13. The next case of the Supreme Court relied upon is AIR 1967 SC 286. This was a case in which, while the appeal before the Mysore High Court was pending, an order was passed for cancelling the bail granted by it, and to direct the appellant to be re-arrested and committed to jail custody. It is against this order of cancellation of bail that the matter was taken to the Supreme Court. The High Court obviously had the jurisdiction inasmuch as the criminal appeal was still pending before it. This case has, therefore, no application for the purpose of resolving the disputed question in hand.

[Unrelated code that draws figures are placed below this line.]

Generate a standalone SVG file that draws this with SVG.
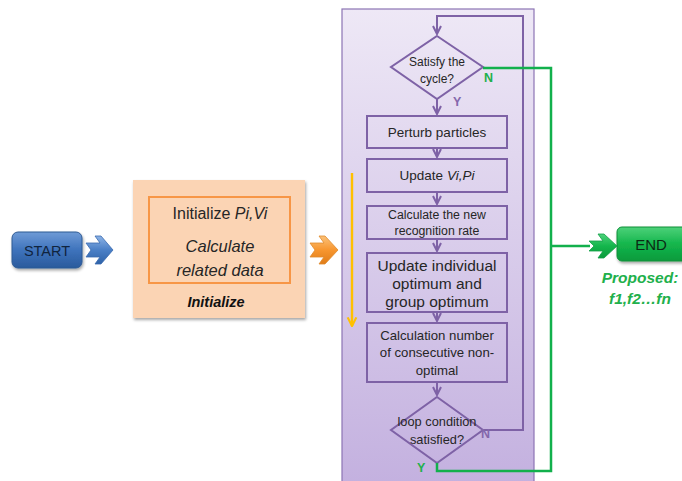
<svg xmlns="http://www.w3.org/2000/svg" width="682" height="481" viewBox="0 0 682 481">
  <defs>
    <linearGradient id="panelGrad" x1="0" y1="0" x2="0" y2="1">
      <stop offset="0" stop-color="#EEE8F6"/>
      <stop offset="1" stop-color="#C3B0DF"/>
    </linearGradient>
    <linearGradient id="blueGrad" x1="0" y1="0" x2="0" y2="1">
      <stop offset="0" stop-color="#6F9BD6"/>
      <stop offset="0.5" stop-color="#3E73BC"/>
      <stop offset="1" stop-color="#2A5A9C"/>
    </linearGradient>
    <linearGradient id="greenGrad" x1="0" y1="0" x2="0" y2="1">
      <stop offset="0" stop-color="#4DD17A"/>
      <stop offset="0.5" stop-color="#14B64C"/>
      <stop offset="1" stop-color="#0A9A3C"/>
    </linearGradient>
    <linearGradient id="orangeGrad" x1="0" y1="0" x2="0" y2="1">
      <stop offset="0" stop-color="#FBC27A"/>
      <stop offset="0.5" stop-color="#F7962F"/>
      <stop offset="1" stop-color="#E07C18"/>
    </linearGradient>
    <linearGradient id="blueArrowGrad" x1="0" y1="0" x2="0" y2="1">
      <stop offset="0" stop-color="#8CB3E6"/>
      <stop offset="0.5" stop-color="#4A7FC6"/>
      <stop offset="1" stop-color="#2E62A8"/>
    </linearGradient>
    <filter id="shadow" x="-10%" y="-10%" width="130%" height="140%">
      <feGaussianBlur in="SourceAlpha" stdDeviation="1.5"/>
      <feOffset dx="1" dy="2" result="b"/>
      <feComponentTransfer><feFuncA type="linear" slope="0.35"/></feComponentTransfer>
      <feMerge><feMergeNode/><feMergeNode in="SourceGraphic"/></feMerge>
    </filter>
    <marker id="pArrow" viewBox="0 0 10 10" refX="9" refY="5" markerWidth="5" markerHeight="5" orient="auto">
      <path d="M1,1 L9,5 L1,9" fill="none" stroke="#7E62A6" stroke-width="2"/>
    </marker>
    <marker id="yArrow" viewBox="0 0 10 10" refX="9" refY="5" markerWidth="4.5" markerHeight="5" orient="auto">
      <path d="M1,1 L9,5 L1,9" fill="none" stroke="#FFC000" stroke-width="2"/>
    </marker>
  </defs>
  <style>
    .box { fill: none; stroke: #7E62A6; stroke-width: 2; }
    .t { font-family: "Liberation Sans", Arial, sans-serif; fill: #262626; text-anchor: middle; }
    .pline { fill: none; stroke: #7E62A6; stroke-width: 2; }
    .gline { fill: none; stroke: #12B04C; stroke-width: 2.5; }
    .glab { font-family: "Liberation Sans", Arial, sans-serif; font-weight: bold; fill: #21B04B; }
    .plab { font-family: "Liberation Sans", Arial, sans-serif; font-weight: bold; fill: #8468AC; }
  </style>

  <rect width="682" height="481" fill="#FFFFFF"/>

  <!-- start terminal -->
  <g id="start">
    <rect x="12" y="232" width="70" height="36" rx="6" fill="url(#blueGrad)" stroke="#2F5A94" stroke-width="1" filter="url(#shadow)"/>
    <text class="t" x="47" y="256" font-size="14.5" style="fill:#10243E">START</text>
  </g>

  <!-- initialize block -->
  <g id="initialize">
    <rect x="133" y="180" width="172" height="138" fill="#FBD4B4" filter="url(#shadow)"/>
    <rect x="149" y="197" width="141" height="86" fill="none" stroke="#F79646" stroke-width="2"/>
    <text class="t" x="220" y="219" font-size="16">Initialize <tspan font-style="italic">Pi,Vi</tspan></text>
    <text class="t" x="220" y="252" font-size="16.5" font-style="italic">Calculate</text>
    <text class="t" x="220" y="276" font-size="16.5" font-style="italic">related data</text>
    <text class="t" x="216" y="307" font-size="14.5" font-style="italic" font-weight="bold" style="fill:#111">Initialize</text>
  </g>

  <!-- loop panel -->
  <g id="panel">
    <rect x="342" y="9" width="192" height="480" fill="url(#panelGrad)" stroke="#8C74B4" stroke-width="1.2"/>
  </g>

  <g id="satisfy">
    <polygon points="437,36 483,67 437,99 391,67" fill="none" stroke="#7E62A6" stroke-width="2"/>
    <text class="t" x="437" y="66" font-size="12">Satisfy the</text>
    <text class="t" x="437" y="83" font-size="12">cycle?</text>
  </g>

  <g id="perturb">
    <rect class="box" x="367" y="116" width="140" height="32"/>
    <text class="t" x="437" y="137" font-size="13.5">Perturb particles</text>
  </g>

  <g id="update-vp">
    <rect class="box" x="367" y="159" width="140" height="33"/>
    <text class="t" x="437" y="180" font-size="13.5">Update <tspan font-style="italic">Vi,Pi</tspan></text>
  </g>

  <g id="recognition">
    <rect class="box" x="367" y="206" width="140" height="33"/>
    <text class="t" x="437" y="219" font-size="12.3">Calculate the new</text>
    <text class="t" x="437" y="235" font-size="12.3">recognition rate</text>
  </g>

  <g id="update-optimum">
    <rect class="box" x="367" y="253" width="140" height="59"/>
    <text class="t" x="437" y="271" font-size="15.5">Update individual</text>
    <text class="t" x="437" y="289" font-size="15.5">optimum and</text>
    <text class="t" x="437" y="307" font-size="15.5">group optimum</text>
  </g>

  <g id="non-optimal">
    <rect class="box" x="367" y="323" width="140" height="59"/>
    <text class="t" x="437" y="340" font-size="13.2">Calculation number</text>
    <text class="t" x="437" y="357" font-size="13.2">of consecutive non-</text>
    <text class="t" x="437" y="375" font-size="13.2">optimal</text>
  </g>

  <g id="loop-check">
    <polygon points="437,397 483,430 437,463 391,430" fill="none" stroke="#7E62A6" stroke-width="2"/>
    <text class="t" x="437" y="426" font-size="12.8">loop condition</text>
    <text class="t" x="437" y="444" font-size="12.8">satisfied?</text>
  </g>

  <!-- end terminal -->
  <g id="end">
    <rect x="617" y="227" width="72" height="34" rx="5" fill="url(#greenGrad)" stroke="#0E8F3A" stroke-width="1" filter="url(#shadow)"/>
    <text class="t" x="651" y="250" font-size="15" style="fill:#0B2A14">END</text>
    <text class="glab" x="640" y="283" font-size="15.5" font-style="italic" text-anchor="middle">Proposed:</text>
    <text class="glab" x="640" y="304" font-size="15.5" font-style="italic" text-anchor="middle">f1,f2…fn</text>
  </g>

  <!-- connectors -->
  <g id="connectors">
    <!-- block arrows between stages -->
    <path d="M86,243 L100,243 L95,236 L101,236 L113,250 L101,264 L95,264 L100,257 L86,257 L91,250 Z" fill="url(#blueArrowGrad)" stroke="#3A6AAE" stroke-width="0.8"/>
    <path d="M310,243 L324,243 L319,236 L325,236 L338,250 L325,264 L319,264 L324,257 L310,257 L315,250 Z" fill="url(#orangeGrad)" stroke="#E08A2C" stroke-width="0.8"/>
    <path d="M589,241 L603,241 L598,234 L604,234 L617,246 L604,258 L598,258 L603,251 L589,251 L594,246 Z" fill="url(#greenGrad)" stroke="#12A046" stroke-width="0.8"/>

    <!-- flow inside the loop -->
    <path class="pline" d="M437,99 L437,114" marker-end="url(#pArrow)"/>
    <path class="pline" d="M437,148 L437,157" marker-end="url(#pArrow)"/>
    <path class="pline" d="M437,192 L437,204" marker-end="url(#pArrow)"/>
    <path class="pline" d="M437,239 L437,251" marker-end="url(#pArrow)"/>
    <path class="pline" d="M437,312 L437,321" marker-end="url(#pArrow)"/>
    <path class="pline" d="M437,382 L437,395" marker-end="url(#pArrow)"/>
    <!-- N branch back to the top -->
    <path class="pline" d="M483,430 L523,430 L523,16 L437,16 L437,34" marker-end="url(#pArrow)"/>

    <!-- progress arrow -->
    <path d="M352,173 L352,326" fill="none" stroke="#FFC000" stroke-width="2.4" marker-end="url(#yArrow)"/>

    <!-- exits to END -->
    <path class="gline" d="M483,68 L551,68 L551,471 L437,471 L437,463"/>
    <path class="gline" d="M551,246 L590,246"/>

    <!-- branch labels -->
    <text class="glab" x="484" y="82" font-size="12.5">N</text>
    <text class="plab" x="453" y="106" font-size="12.5">Y</text>
    <text class="plab" x="481" y="438" font-size="12.5">N</text>
    <text class="glab" x="417" y="472" font-size="12.5">Y</text>
  </g>
</svg>
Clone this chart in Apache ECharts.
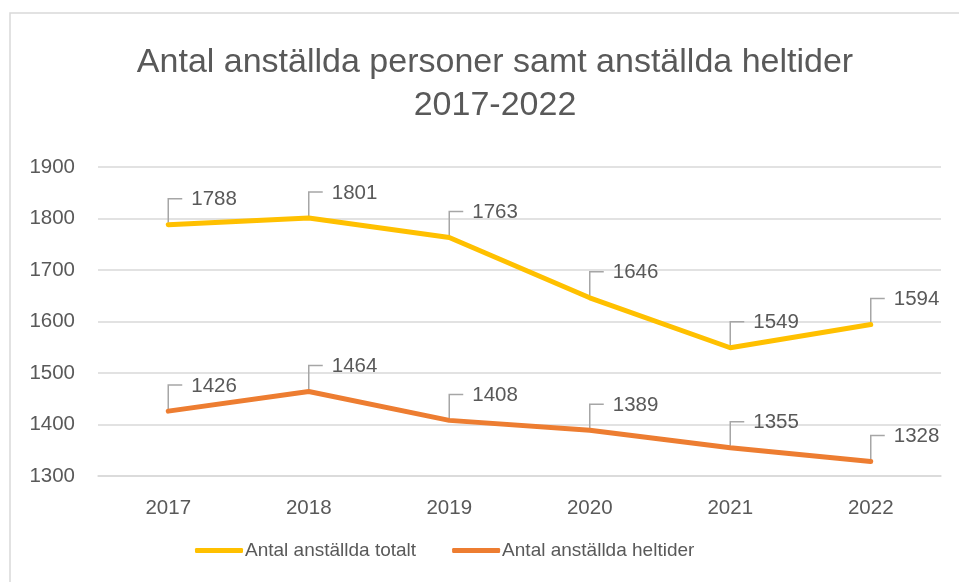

14. Two decisions of the Supreme Court have been relied upon for the proposition that an act of Court shall prejudice no man, and if any injury has been caused to any person by a mistake committed by the Court, then the latter has the inherent power to rectify its own mistake and remedy the injury. But this is not the context in which this principle can be made applicable. Requisite factual background is wanting. No prejudice has been shown to have been caused to the informant. In criminal matters the party who is treated as aggrieved party is the State who is the custodian of the social interest of the community and therefore, if anybody, who is to feel aggrieved by the modification of the sentence of imprisonment, would be the State who has taken a lukewarm attitude in this proceeding.
15. In view of all these, and in view of the authorities cited on both sides, I am not satisfied that I have any jurisdiction left after finally disposing of the Criminal Revision No. 298/66 to alter or modify any part of it.
In the result, this application must failand is dismissed.